▸ Exercise task
Quote the records exactly, starting at the first line and stopping after the line with "0.23, 0.145, 0.11]"; skip the pictures.

▸ Task inputs
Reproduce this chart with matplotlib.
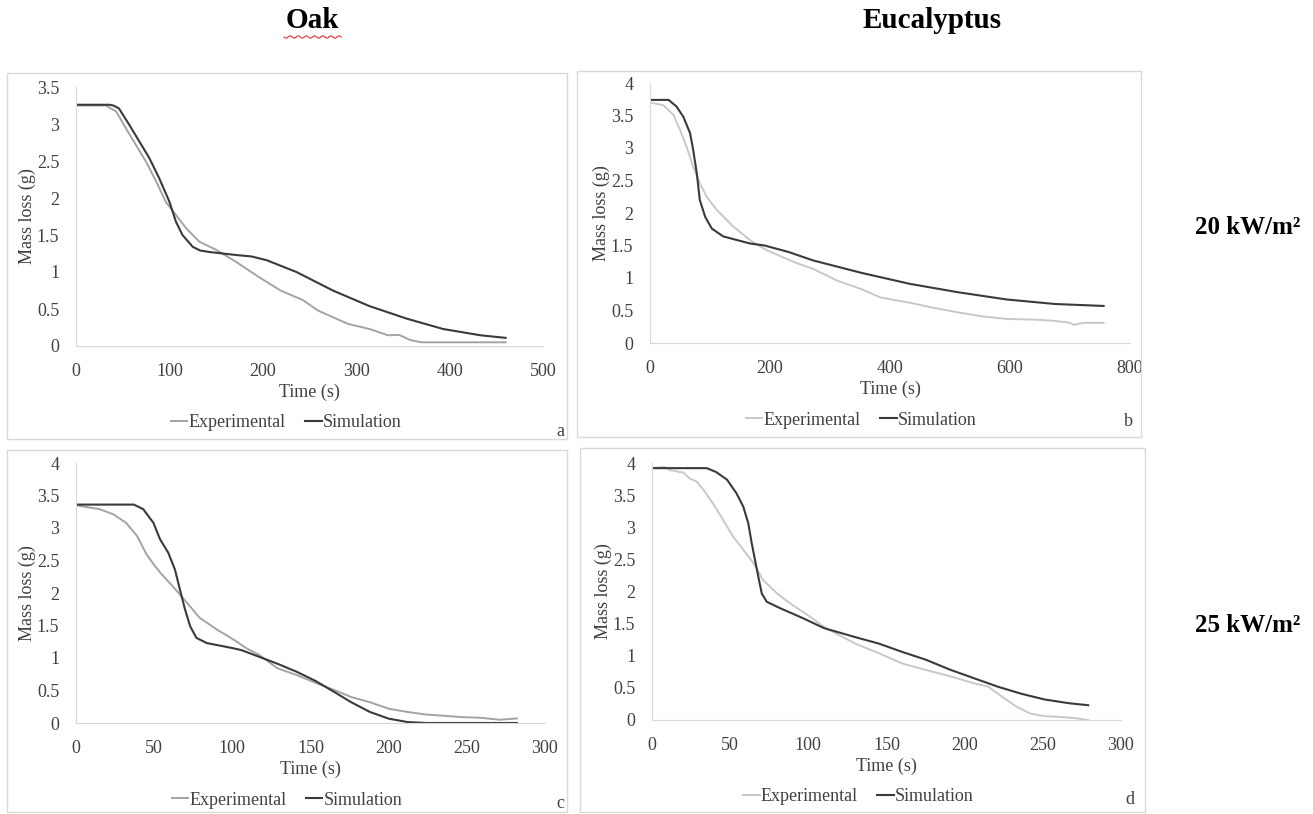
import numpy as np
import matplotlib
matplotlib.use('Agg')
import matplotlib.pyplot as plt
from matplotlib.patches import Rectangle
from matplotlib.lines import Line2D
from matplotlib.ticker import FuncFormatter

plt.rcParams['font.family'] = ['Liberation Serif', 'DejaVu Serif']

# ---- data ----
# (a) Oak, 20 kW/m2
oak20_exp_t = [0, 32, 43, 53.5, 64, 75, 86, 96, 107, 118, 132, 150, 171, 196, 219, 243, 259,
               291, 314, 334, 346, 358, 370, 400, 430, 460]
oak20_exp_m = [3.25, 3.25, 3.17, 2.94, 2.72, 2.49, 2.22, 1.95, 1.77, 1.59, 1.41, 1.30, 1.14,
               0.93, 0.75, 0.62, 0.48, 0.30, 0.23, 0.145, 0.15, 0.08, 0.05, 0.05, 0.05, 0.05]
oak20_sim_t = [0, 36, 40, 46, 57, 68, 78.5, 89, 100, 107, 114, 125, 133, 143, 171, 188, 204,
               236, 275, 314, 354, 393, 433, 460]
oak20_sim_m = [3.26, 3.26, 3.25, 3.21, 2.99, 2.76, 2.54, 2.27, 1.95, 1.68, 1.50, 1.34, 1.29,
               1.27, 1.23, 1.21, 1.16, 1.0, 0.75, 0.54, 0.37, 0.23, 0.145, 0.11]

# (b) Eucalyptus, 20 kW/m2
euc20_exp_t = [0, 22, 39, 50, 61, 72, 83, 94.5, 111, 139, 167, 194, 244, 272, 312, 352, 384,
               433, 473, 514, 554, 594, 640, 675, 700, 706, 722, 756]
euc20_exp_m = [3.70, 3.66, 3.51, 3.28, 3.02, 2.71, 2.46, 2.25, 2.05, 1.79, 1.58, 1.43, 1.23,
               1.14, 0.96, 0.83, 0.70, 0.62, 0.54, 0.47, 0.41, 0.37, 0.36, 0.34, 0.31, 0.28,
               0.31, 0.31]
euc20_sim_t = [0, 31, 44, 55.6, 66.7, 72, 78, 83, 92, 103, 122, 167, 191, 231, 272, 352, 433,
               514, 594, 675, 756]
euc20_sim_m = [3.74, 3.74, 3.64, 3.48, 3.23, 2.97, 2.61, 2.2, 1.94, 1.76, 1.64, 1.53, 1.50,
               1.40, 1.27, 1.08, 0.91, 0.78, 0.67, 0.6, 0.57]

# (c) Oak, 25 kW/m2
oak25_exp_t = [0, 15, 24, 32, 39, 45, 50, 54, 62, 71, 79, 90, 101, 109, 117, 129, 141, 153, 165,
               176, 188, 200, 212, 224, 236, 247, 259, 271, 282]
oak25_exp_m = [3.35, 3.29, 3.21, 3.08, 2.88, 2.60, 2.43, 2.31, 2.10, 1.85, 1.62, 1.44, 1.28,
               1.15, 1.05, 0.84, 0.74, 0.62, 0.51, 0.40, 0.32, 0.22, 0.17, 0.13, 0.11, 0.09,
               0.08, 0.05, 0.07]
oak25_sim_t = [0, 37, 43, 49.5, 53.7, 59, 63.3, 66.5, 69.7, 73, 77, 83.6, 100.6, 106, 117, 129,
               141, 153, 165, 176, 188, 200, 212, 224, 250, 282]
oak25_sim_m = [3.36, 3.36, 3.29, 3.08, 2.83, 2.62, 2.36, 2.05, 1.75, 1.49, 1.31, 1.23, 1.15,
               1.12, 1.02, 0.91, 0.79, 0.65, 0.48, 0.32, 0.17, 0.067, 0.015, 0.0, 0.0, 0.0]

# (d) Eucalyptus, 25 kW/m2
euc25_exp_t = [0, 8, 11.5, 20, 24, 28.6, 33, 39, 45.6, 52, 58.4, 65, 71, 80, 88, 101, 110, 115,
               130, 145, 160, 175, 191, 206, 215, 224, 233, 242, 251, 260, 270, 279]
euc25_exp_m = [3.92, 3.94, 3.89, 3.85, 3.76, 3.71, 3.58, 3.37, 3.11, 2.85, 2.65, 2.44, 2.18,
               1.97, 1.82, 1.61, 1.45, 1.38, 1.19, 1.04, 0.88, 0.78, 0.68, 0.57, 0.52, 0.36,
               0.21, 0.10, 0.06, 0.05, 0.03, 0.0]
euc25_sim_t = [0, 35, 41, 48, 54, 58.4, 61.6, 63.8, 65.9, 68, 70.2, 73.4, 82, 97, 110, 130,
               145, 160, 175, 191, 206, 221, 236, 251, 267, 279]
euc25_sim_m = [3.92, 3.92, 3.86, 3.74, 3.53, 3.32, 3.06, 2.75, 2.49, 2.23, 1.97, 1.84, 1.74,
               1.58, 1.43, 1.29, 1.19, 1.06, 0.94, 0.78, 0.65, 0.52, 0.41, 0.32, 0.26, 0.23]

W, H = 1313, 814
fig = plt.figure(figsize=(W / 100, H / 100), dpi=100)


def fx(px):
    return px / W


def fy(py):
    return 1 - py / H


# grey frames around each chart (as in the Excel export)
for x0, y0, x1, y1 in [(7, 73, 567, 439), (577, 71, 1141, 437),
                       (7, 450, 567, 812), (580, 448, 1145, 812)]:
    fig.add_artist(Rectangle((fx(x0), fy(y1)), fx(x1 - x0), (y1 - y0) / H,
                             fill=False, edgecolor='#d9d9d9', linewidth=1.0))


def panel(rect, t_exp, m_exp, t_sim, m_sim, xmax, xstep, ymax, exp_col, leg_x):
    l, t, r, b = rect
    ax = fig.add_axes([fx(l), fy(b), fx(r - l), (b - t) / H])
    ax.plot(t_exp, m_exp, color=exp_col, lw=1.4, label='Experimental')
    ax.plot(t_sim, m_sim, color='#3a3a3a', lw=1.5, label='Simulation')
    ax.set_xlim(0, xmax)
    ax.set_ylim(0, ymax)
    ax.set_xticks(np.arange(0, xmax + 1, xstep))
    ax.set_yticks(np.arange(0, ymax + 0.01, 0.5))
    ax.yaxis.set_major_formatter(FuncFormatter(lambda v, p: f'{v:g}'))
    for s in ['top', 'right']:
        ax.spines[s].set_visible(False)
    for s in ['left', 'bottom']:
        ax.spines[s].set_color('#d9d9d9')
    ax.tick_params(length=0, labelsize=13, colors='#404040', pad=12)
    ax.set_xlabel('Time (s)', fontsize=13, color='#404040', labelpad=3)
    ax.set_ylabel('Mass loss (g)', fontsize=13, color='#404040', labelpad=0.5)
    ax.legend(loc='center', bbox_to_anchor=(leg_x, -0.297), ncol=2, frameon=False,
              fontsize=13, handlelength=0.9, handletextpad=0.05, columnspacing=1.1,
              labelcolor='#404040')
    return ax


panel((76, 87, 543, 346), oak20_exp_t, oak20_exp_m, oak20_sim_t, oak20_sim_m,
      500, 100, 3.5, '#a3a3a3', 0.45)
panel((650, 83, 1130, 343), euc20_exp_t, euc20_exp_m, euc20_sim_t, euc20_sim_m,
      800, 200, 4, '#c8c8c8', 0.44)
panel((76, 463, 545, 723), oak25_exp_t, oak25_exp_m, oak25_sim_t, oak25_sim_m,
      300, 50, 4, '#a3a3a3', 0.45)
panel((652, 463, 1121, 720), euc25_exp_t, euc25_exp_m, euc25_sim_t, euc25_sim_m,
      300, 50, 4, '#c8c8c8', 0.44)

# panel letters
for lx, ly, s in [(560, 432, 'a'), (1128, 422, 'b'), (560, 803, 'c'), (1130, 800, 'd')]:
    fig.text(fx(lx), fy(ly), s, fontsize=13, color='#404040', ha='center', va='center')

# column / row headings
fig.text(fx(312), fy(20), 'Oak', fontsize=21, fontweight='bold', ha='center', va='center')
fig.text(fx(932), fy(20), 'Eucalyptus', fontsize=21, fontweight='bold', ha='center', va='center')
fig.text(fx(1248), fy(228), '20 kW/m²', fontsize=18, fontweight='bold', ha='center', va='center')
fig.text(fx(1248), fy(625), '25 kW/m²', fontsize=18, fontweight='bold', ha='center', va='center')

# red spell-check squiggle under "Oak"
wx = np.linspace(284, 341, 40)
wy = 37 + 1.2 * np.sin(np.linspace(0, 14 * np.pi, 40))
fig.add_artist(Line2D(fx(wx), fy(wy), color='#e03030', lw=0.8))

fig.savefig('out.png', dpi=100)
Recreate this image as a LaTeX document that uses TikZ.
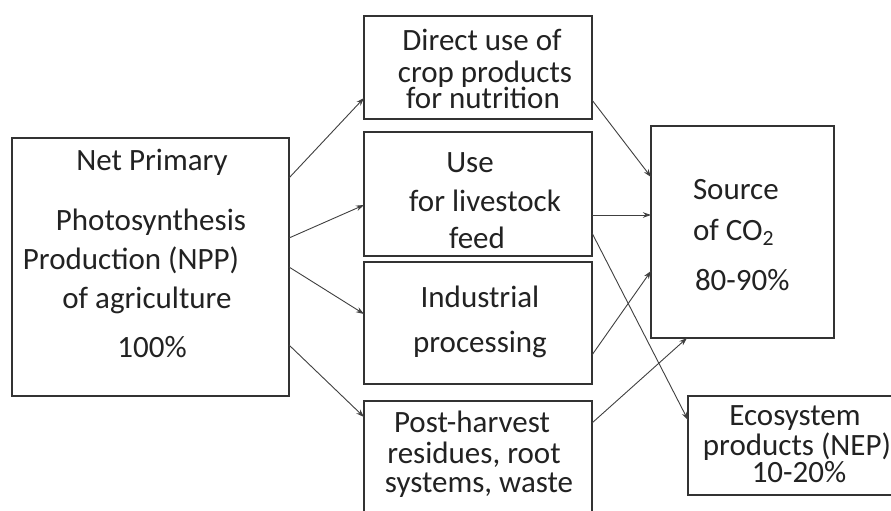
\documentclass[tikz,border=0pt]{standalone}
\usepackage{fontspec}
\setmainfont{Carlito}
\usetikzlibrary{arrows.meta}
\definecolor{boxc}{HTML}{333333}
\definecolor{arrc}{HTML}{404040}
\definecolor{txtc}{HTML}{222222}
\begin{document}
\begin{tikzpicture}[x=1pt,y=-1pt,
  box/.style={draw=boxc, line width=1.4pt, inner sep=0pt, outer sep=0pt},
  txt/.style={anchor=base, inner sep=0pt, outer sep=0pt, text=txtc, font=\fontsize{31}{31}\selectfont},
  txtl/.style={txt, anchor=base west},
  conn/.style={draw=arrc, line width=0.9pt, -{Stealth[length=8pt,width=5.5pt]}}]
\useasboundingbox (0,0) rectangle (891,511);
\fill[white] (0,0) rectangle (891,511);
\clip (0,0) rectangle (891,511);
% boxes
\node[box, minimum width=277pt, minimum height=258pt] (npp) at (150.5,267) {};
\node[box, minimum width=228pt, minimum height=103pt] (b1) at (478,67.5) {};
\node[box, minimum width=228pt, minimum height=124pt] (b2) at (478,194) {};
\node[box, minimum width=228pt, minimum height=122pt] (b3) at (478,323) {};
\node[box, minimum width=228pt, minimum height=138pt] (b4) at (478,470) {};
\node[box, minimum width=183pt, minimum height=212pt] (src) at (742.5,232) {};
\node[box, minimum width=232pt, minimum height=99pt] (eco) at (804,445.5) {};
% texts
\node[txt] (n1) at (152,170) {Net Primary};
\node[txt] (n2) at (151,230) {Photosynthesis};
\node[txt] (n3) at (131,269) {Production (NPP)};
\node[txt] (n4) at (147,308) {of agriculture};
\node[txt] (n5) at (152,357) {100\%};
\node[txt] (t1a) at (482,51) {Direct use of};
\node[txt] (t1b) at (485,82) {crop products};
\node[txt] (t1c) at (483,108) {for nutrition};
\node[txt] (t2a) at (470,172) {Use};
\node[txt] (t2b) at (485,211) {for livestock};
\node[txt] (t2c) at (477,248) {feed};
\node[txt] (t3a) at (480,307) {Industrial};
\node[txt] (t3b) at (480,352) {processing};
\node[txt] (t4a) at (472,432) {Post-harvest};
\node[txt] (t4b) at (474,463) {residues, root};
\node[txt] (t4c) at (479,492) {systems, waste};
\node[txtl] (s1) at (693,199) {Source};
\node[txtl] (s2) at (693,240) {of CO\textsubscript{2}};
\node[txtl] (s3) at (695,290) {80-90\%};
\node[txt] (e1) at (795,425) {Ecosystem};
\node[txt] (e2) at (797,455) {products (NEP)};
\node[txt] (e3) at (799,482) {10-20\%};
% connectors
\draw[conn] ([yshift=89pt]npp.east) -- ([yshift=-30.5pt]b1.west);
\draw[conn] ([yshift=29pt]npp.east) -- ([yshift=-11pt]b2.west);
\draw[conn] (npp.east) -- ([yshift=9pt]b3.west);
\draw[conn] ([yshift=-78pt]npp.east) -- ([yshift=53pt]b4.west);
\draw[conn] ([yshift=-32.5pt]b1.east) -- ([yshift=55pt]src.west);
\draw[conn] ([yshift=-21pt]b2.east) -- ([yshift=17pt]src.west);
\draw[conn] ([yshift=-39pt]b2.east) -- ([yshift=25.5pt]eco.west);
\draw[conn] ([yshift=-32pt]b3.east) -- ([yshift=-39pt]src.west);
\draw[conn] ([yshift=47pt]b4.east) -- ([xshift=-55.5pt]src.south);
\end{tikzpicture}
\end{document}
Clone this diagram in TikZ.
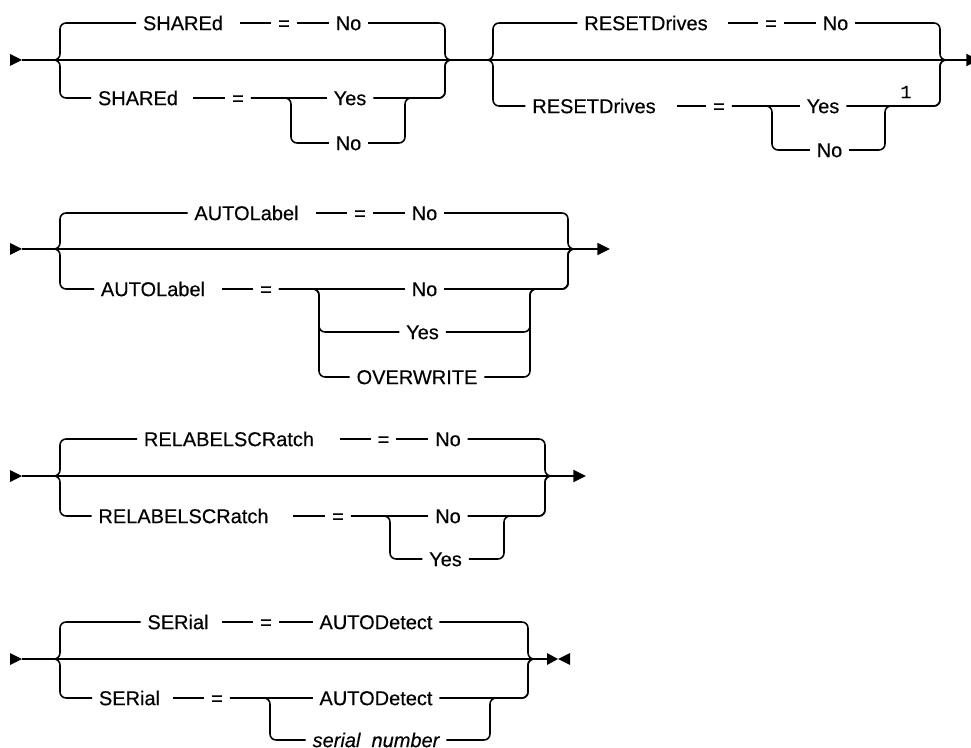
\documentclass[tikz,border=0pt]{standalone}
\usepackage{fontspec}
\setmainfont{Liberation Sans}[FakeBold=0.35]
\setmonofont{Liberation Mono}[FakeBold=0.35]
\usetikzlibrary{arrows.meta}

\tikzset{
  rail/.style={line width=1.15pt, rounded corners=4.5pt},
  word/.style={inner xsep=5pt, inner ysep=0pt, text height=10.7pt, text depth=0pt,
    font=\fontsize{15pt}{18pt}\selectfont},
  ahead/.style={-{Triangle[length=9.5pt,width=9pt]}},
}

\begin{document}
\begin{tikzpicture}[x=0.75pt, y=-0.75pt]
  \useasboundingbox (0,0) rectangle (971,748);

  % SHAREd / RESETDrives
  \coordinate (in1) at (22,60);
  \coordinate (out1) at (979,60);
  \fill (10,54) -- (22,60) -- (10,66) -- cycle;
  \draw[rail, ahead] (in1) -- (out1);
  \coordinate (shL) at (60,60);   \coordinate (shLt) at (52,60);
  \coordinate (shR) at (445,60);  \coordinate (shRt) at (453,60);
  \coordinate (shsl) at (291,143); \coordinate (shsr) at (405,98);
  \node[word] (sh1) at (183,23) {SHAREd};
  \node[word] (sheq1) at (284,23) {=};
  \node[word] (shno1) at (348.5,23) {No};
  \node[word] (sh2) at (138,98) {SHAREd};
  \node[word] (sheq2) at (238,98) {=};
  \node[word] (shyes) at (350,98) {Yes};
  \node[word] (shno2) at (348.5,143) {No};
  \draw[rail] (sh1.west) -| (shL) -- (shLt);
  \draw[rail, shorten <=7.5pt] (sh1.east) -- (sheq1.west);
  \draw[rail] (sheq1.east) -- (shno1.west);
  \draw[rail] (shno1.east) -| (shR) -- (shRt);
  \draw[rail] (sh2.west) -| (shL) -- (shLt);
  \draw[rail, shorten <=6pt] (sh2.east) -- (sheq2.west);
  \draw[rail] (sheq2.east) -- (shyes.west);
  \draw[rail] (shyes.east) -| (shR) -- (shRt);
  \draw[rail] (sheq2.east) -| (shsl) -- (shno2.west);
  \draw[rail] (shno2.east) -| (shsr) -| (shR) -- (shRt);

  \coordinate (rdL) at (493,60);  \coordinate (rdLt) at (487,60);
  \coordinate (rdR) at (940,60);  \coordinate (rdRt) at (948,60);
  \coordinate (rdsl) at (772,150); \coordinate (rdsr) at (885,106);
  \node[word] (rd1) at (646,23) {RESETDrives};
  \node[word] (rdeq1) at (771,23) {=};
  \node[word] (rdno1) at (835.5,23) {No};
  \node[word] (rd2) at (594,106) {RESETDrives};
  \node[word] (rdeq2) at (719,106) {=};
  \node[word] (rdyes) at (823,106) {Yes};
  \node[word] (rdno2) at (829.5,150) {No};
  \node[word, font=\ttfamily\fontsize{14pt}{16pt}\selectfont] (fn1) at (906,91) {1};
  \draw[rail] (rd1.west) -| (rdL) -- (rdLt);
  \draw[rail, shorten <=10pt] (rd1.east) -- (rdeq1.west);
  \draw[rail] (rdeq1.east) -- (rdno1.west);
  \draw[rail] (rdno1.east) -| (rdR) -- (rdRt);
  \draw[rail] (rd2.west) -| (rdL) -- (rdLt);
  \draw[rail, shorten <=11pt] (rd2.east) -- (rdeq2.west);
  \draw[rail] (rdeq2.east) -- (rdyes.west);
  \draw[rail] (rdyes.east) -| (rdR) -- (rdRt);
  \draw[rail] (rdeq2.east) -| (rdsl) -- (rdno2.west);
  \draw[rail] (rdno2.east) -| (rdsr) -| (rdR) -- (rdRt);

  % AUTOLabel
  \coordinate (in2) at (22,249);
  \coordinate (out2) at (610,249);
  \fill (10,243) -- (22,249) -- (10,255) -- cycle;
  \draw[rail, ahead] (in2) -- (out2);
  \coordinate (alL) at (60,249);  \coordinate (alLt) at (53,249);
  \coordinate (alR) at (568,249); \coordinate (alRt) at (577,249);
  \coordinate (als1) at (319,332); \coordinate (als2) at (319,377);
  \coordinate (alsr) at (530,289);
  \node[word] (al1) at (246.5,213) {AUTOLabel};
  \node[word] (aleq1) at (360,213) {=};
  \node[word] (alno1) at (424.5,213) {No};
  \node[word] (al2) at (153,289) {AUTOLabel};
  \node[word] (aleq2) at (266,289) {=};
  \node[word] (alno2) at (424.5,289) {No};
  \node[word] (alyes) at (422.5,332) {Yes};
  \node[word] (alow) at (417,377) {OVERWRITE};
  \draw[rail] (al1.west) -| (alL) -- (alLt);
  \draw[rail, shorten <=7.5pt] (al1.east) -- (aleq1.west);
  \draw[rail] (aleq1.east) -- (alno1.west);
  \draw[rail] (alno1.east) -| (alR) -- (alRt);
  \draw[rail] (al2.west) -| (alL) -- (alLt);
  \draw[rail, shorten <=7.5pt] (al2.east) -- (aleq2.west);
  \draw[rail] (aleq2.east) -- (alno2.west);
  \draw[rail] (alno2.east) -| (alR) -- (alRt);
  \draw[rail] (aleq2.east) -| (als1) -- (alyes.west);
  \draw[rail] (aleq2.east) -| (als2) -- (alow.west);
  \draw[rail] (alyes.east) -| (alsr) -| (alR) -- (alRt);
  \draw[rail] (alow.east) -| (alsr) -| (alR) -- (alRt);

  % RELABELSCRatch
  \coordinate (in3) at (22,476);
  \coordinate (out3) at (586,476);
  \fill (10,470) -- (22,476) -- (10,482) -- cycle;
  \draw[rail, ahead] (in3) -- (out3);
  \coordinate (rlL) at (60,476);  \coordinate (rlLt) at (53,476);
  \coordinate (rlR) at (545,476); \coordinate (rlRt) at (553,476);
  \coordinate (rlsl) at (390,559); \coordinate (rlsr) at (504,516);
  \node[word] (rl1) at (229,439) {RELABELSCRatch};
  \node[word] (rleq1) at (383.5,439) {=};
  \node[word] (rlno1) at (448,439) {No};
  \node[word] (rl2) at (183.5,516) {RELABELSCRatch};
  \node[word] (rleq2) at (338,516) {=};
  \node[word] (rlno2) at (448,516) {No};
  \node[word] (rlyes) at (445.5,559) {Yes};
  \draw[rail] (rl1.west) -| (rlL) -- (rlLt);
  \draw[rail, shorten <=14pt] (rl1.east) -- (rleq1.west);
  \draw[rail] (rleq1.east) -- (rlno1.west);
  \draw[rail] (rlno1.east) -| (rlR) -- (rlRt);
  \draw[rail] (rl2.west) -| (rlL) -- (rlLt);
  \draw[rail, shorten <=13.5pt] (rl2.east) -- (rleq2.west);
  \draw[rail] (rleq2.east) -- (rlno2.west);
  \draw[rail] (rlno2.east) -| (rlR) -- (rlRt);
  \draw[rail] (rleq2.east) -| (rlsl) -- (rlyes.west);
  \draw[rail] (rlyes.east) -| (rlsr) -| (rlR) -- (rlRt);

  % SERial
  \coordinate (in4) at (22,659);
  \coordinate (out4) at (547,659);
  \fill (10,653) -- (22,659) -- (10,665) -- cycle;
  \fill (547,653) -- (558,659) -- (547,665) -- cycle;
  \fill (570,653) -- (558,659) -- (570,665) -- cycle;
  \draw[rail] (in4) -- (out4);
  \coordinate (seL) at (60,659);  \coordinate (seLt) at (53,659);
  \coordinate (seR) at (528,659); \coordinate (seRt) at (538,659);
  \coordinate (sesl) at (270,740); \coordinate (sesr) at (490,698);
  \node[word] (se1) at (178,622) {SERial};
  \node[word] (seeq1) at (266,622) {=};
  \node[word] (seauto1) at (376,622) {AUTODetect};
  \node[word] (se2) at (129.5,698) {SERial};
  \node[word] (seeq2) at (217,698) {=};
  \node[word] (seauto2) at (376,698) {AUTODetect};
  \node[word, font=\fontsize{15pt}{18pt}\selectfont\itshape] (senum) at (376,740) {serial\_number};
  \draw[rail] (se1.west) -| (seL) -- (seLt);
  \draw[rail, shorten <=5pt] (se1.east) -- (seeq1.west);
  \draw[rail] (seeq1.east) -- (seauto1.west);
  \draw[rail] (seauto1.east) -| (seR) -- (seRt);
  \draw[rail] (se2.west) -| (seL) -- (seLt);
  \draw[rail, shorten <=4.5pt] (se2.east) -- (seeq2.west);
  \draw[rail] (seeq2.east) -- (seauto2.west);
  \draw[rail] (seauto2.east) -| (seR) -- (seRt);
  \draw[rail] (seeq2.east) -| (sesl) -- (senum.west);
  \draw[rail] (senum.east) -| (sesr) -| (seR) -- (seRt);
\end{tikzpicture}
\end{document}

▸ Correct output
Reproduce this chart with matplotlib.
import numpy as np
import matplotlib
matplotlib.use('Agg')
import matplotlib.pyplot as plt
from matplotlib.patches import Rectangle
from matplotlib.lines import Line2D
from matplotlib.ticker import FuncFormatter

plt.rcParams['font.family'] = ['Liberation Serif', 'DejaVu Serif']

# ---- data ----
# (a) Oak, 20 kW/m2
oak20_exp_t = [0, 32, 43, 53.5, 64, 75, 86, 96, 107, 118, 132, 150, 171, 196, 219, 243, 259,
               291, 314, 334, 346, 358, 370, 400, 430, 460]
oak20_exp_m = [3.25, 3.25, 3.17, 2.94, 2.72, 2.49, 2.22, 1.95, 1.77, 1.59, 1.41, 1.30, 1.14,
               0.93, 0.75, 0.62, 0.48, 0.30, 0.23, 0.145, 0.15, 0.08, 0.05, 0.05, 0.05, 0.05]
oak20_sim_t = [0, 36, 40, 46, 57, 68, 78.5, 89, 100, 107, 114, 125, 133, 143, 171, 188, 204,
               236, 275, 314, 354, 393, 433, 460]
oak20_sim_m = [3.26, 3.26, 3.25, 3.21, 2.99, 2.76, 2.54, 2.27, 1.95, 1.68, 1.50, 1.34, 1.29,
               1.27, 1.23, 1.21, 1.16, 1.0, 0.75, 0.54, 0.37, 0.23, 0.145, 0.11]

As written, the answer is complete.